╭─ RECORDS SHOWN

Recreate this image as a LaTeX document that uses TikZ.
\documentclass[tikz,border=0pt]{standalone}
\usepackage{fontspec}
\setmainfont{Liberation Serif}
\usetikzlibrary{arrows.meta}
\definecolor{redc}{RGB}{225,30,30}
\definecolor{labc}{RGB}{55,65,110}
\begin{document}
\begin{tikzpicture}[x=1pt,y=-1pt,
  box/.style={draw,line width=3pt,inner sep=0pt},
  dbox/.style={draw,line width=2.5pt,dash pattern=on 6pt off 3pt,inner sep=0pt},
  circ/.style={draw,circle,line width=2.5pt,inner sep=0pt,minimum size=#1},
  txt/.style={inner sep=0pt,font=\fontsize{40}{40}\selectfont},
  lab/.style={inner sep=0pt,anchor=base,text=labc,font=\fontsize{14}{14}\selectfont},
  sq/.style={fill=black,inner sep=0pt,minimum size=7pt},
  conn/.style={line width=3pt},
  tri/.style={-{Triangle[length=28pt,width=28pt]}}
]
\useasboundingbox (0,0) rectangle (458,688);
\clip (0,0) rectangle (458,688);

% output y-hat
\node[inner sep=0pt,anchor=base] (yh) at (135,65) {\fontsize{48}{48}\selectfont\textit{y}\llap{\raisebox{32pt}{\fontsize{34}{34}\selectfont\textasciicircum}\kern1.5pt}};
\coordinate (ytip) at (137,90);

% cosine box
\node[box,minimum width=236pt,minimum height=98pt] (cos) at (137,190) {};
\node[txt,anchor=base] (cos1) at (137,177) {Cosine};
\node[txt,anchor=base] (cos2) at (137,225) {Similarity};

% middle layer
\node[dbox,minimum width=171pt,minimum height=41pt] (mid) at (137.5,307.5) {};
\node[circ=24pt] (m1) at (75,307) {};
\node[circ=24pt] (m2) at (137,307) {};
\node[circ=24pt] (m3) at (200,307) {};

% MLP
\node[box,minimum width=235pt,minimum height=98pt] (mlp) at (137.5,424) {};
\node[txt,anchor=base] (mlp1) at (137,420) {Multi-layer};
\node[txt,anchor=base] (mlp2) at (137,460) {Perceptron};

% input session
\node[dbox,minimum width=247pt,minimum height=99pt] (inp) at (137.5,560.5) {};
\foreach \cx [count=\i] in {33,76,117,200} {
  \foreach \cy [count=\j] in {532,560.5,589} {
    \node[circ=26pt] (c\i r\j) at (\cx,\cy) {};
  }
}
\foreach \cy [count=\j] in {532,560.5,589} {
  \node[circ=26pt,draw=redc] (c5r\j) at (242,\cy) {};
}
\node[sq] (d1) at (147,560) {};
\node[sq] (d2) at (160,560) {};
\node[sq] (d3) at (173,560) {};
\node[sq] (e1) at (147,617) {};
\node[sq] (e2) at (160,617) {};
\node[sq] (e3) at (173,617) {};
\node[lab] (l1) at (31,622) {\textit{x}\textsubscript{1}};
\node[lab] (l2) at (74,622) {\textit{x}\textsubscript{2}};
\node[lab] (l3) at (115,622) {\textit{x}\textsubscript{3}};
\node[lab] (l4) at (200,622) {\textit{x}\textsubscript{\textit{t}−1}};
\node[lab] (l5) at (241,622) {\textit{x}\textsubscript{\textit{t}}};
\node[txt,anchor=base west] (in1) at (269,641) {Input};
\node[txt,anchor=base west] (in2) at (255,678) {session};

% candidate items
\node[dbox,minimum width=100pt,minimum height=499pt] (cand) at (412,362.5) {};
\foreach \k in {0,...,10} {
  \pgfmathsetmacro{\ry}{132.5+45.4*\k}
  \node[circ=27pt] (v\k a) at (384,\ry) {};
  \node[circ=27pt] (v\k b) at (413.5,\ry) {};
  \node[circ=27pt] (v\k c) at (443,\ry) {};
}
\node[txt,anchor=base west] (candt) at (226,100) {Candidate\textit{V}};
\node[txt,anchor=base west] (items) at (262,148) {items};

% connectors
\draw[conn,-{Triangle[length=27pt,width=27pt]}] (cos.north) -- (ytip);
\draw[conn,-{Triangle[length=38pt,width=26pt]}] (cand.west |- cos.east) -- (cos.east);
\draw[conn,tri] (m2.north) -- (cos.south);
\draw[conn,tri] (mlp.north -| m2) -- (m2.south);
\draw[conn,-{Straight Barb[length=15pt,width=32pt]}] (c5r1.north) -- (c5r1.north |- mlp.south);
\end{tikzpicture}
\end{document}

╰─
╭─ RECORDS SHOWN

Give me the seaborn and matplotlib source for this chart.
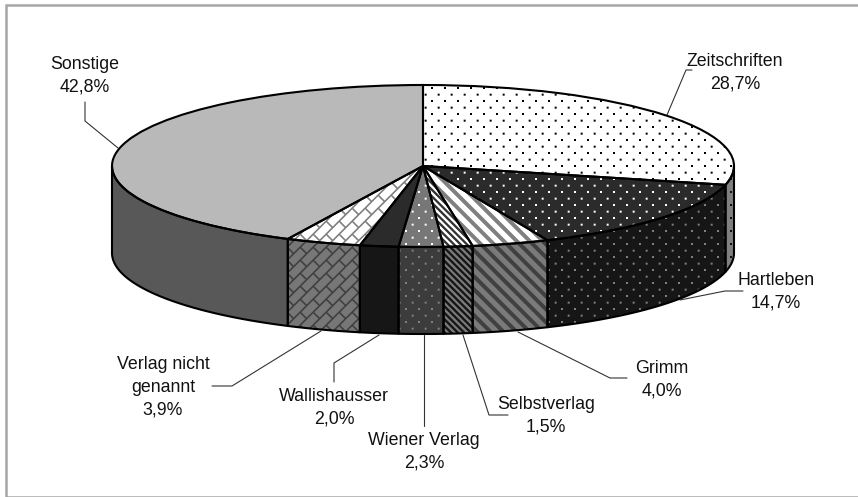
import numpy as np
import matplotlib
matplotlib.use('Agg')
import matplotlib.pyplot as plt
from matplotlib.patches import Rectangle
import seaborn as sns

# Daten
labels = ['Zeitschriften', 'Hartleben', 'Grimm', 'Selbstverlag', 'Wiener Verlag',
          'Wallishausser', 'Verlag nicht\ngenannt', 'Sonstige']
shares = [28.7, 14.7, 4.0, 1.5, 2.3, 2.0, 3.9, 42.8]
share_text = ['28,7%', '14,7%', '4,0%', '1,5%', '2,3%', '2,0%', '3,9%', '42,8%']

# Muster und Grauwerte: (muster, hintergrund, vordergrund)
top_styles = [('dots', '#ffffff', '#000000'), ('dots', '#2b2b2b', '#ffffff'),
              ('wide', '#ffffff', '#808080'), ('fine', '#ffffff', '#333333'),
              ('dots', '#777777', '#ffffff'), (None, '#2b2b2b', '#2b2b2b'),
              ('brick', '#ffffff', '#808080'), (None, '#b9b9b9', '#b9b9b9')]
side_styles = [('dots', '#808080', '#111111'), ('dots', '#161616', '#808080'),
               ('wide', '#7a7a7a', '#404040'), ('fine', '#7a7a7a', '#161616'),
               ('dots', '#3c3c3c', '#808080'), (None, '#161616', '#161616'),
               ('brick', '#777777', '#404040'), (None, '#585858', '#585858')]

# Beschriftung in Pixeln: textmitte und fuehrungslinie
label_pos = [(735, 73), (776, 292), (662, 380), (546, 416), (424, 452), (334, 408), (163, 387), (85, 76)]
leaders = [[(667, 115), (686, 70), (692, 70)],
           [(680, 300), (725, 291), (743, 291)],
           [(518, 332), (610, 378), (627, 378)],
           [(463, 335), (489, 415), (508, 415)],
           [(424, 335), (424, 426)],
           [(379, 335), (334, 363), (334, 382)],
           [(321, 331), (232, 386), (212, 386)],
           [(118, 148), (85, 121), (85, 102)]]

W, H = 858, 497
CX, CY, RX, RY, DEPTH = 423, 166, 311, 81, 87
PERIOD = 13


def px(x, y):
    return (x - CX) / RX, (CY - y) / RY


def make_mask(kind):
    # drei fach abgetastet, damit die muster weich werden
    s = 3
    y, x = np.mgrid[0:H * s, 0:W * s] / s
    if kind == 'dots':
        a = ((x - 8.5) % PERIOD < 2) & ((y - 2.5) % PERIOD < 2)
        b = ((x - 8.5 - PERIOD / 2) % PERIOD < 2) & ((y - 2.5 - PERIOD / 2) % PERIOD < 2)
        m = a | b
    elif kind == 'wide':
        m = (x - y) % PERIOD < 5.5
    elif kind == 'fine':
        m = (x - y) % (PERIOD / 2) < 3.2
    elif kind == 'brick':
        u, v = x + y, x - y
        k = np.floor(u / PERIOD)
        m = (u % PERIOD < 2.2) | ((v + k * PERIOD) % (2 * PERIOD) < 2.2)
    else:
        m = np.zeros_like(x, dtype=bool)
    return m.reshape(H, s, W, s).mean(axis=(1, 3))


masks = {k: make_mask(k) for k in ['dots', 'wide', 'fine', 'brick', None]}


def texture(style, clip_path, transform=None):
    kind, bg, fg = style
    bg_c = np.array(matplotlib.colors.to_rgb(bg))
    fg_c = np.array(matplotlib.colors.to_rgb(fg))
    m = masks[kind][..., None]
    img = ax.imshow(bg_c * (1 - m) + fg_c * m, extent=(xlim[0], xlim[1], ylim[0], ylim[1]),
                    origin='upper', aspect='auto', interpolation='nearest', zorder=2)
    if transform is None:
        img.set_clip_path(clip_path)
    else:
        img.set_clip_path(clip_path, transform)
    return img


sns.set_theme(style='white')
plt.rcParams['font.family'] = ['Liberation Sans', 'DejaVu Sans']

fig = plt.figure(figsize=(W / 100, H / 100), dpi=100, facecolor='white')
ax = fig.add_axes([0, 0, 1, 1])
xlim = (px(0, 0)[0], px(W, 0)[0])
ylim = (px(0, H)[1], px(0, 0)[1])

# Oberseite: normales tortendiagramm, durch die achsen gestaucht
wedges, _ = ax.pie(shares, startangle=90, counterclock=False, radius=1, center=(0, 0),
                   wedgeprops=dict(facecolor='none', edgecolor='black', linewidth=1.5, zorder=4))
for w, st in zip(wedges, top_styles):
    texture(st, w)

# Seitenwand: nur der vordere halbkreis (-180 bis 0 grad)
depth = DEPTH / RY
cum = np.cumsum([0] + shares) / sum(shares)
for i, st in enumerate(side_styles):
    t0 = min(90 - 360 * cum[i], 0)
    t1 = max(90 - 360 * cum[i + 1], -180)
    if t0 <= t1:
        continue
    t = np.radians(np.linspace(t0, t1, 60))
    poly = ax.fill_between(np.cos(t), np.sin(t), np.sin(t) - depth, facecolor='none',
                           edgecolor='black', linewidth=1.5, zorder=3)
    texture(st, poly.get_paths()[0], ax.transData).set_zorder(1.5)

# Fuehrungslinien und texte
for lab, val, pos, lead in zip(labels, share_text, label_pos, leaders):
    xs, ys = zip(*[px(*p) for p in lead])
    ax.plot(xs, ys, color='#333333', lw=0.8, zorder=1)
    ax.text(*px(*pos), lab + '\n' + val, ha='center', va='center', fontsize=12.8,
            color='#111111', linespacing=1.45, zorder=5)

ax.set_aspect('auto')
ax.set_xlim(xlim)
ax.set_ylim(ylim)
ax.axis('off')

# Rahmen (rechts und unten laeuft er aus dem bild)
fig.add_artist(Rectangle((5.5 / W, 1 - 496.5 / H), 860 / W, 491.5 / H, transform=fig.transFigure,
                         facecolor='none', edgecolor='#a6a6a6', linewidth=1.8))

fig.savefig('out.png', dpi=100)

╰─

Reproduce exactly the run of lines beginning with the one that contains "Give me the" and ending with the one that contains "('brick', '#777777', '#404040'), (None, '#585858', '#585858')]". Do not include pictures.

◆ **RESPONSE TO THE TASK**:
Give me the seaborn and matplotlib source for this chart.
import numpy as np
import matplotlib
matplotlib.use('Agg')
import matplotlib.pyplot as plt
from matplotlib.patches import Rectangle
import seaborn as sns

# Daten
labels = ['Zeitschriften', 'Hartleben', 'Grimm', 'Selbstverlag', 'Wiener Verlag',
          'Wallishausser', 'Verlag nicht\ngenannt', 'Sonstige']
shares = [28.7, 14.7, 4.0, 1.5, 2.3, 2.0, 3.9, 42.8]
share_text = ['28,7%', '14,7%', '4,0%', '1,5%', '2,3%', '2,0%', '3,9%', '42,8%']

# Muster und Grauwerte: (muster, hintergrund, vordergrund)
top_styles = [('dots', '#ffffff', '#000000'), ('dots', '#2b2b2b', '#ffffff'),
              ('wide', '#ffffff', '#808080'), ('fine', '#ffffff', '#333333'),
              ('dots', '#777777', '#ffffff'), (None, '#2b2b2b', '#2b2b2b'),
              ('brick', '#ffffff', '#808080'), (None, '#b9b9b9', '#b9b9b9')]
side_styles = [('dots', '#808080', '#111111'), ('dots', '#161616', '#808080'),
               ('wide', '#7a7a7a', '#404040'), ('fine', '#7a7a7a', '#161616'),
               ('dots', '#3c3c3c', '#808080'), (None, '#161616', '#161616'),
               ('brick', '#777777', '#404040'), (None, '#585858', '#585858')]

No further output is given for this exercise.